__Information supplied__
------
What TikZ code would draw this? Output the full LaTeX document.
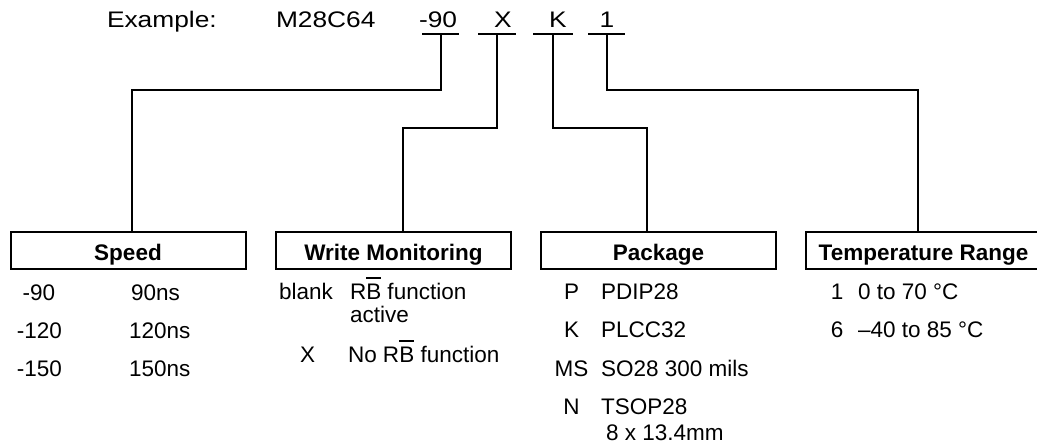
\documentclass[tikz,border=0pt]{standalone}
\usepackage{fontspec}
\setmainfont{Liberation Sans}
\newfontfamily\widefont[FakeStretch=1.17]{Liberation Sans}
\newcommand\ovl[1]{\setbox0\hbox{#1}\rlap{\rule[15.6pt]{\wd0}{1.4pt}}#1}
\begin{document}
\begin{tikzpicture}[x=0.75pt,y=-0.75pt,line width=1.5pt,
  every node/.style={inner sep=0pt,font=\fontsize{16.875}{20}\selectfont},
  code/.style={anchor=base,font=\widefont\fontsize{16.875}{20}\selectfont},
  codeW/.style={anchor=base west,font=\widefont\fontsize{16.875}{20}\selectfont},
  catbox/.style={draw,line width=1.5pt,minimum width=176.25pt,minimum height=27.75pt,
    text height=15.75pt,text depth=0pt,font=\bfseries\fontsize{16.875}{20}\selectfont},
  entry/.style={anchor=base west},
  key/.style={anchor=base}]
\useasboundingbox (0,0) rectangle (1037,448);
\clip (0,0) rectangle (1037,448);

% example line
\node[codeW] (ex) at (106,28) {Example:};
\node[codeW] (part) at (275,28) {M28C64};
\node[codeW] (c90) at (418,28) {-90};
\node[code] (cX) at (503,28) {X};
\node[code] (cK) at (558,28) {K};
\node[code] (c1) at (607,28) {1};

% underlines
\coordinate (u90l) at (422,34); \coordinate (u90r) at (459,34); \coordinate (u90) at (441,34);
\coordinate (uXl) at (478,34);  \coordinate (uXr) at (516,34);  \coordinate (uX) at (497,34);
\coordinate (uKl) at (533,34);  \coordinate (uKr) at (573,34);  \coordinate (uK) at (553,34);
\coordinate (u1l) at (588,34);  \coordinate (u1r) at (625,34);  \coordinate (u1) at (607,34);
\draw (u90l) -- (u90r);
\draw (uXl) -- (uXr);
\draw (uKl) -- (uKr);
\draw (u1l) -- (u1r);

% category boxes
\node[catbox] (speed) at (128,250.5) {Speed};
\node[catbox] (wm) at (393.5,250.5) {Write Monitoring};
\node[catbox] (pkg) at (658.5,250.5) {Package};
\node[catbox] (temp) at (923.5,250.5) {Temperature Range};

% connectors
\coordinate (j90) at (132,90);
\coordinate (jX) at (403,128);
\coordinate (jK) at (647,128);
\coordinate (j1) at (918,90);
\draw (u90) |- (j90) -- (j90 |- speed.north);
\draw (uX) |- (jX) -- (jX |- wm.north);
\draw (uK) |- (jK) -- (jK |- pkg.north);
\draw (u1) |- (j1) -- (j1 |- temp.north);

% speed entries
\node[key] (s1k) at (39,301) {-90};
\node[entry] (s1v) at (130,301) {90ns};
\node[key] (s2k) at (39.5,339) {-120};
\node[entry] (s2v) at (128,339) {120ns};
\node[key] (s3k) at (39.5,377) {-150};
\node[entry] (s3v) at (128,377) {150ns};

% write monitoring entries
\node[entry] (w1k) at (278,300) {blank};
\node[entry] (w1v) at (349,300) {R\ovl{B} function};
\node[entry] (w1v2) at (349,323) {active};
\node[key] (w2k) at (307.5,363) {X};
\node[entry] (w2v) at (347,363) {No R\ovl{B} function};

% package entries
\node[key] (p1k) at (571.5,300) {P};
\node[entry] (p1v) at (600,300) {PDIP28};
\node[key] (p2k) at (571.5,338) {K};
\node[entry] (p2v) at (600,338) {PLCC32};
\node[key] (p3k) at (571.5,376) {MS};
\node[entry] (p3v) at (600,376) {SO28 300 mils};
\node[key] (p4k) at (571.5,414) {N};
\node[entry] (p4v) at (600,414) {TSOP28};
\node[entry] (p4v2) at (605,440) {8 x 13.4mm};

% temperature entries
\node[key] (t1k) at (837,300) {1};
\node[entry] (t1v) at (857,300) {0 to 70 °C};
\node[key] (t2k) at (837,338) {6};
\node[entry] (t2v) at (857,338) {–40 to 85 °C};
\end{tikzpicture}
\end{document}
------
__Task details__
Take each line of the material that contains the word "draw" and list it.

__Result of this exercise__
What TikZ code would draw this? Output the full LaTeX document.
  catbox/.style={draw,line width=1.5pt,minimum width=176.25pt,minimum height=27.75pt,
\draw (u90l) -- (u90r);
\draw (uXl) -- (uXr);
\draw (uKl) -- (uKr);
\draw (u1l) -- (u1r);
\draw (u90) |- (j90) -- (j90 |- speed.north);
\draw (uX) |- (jX) -- (jX |- wm.north);
\draw (uK) |- (jK) -- (jK |- pkg.north);
\draw (u1) |- (j1) -- (j1 |- temp.north);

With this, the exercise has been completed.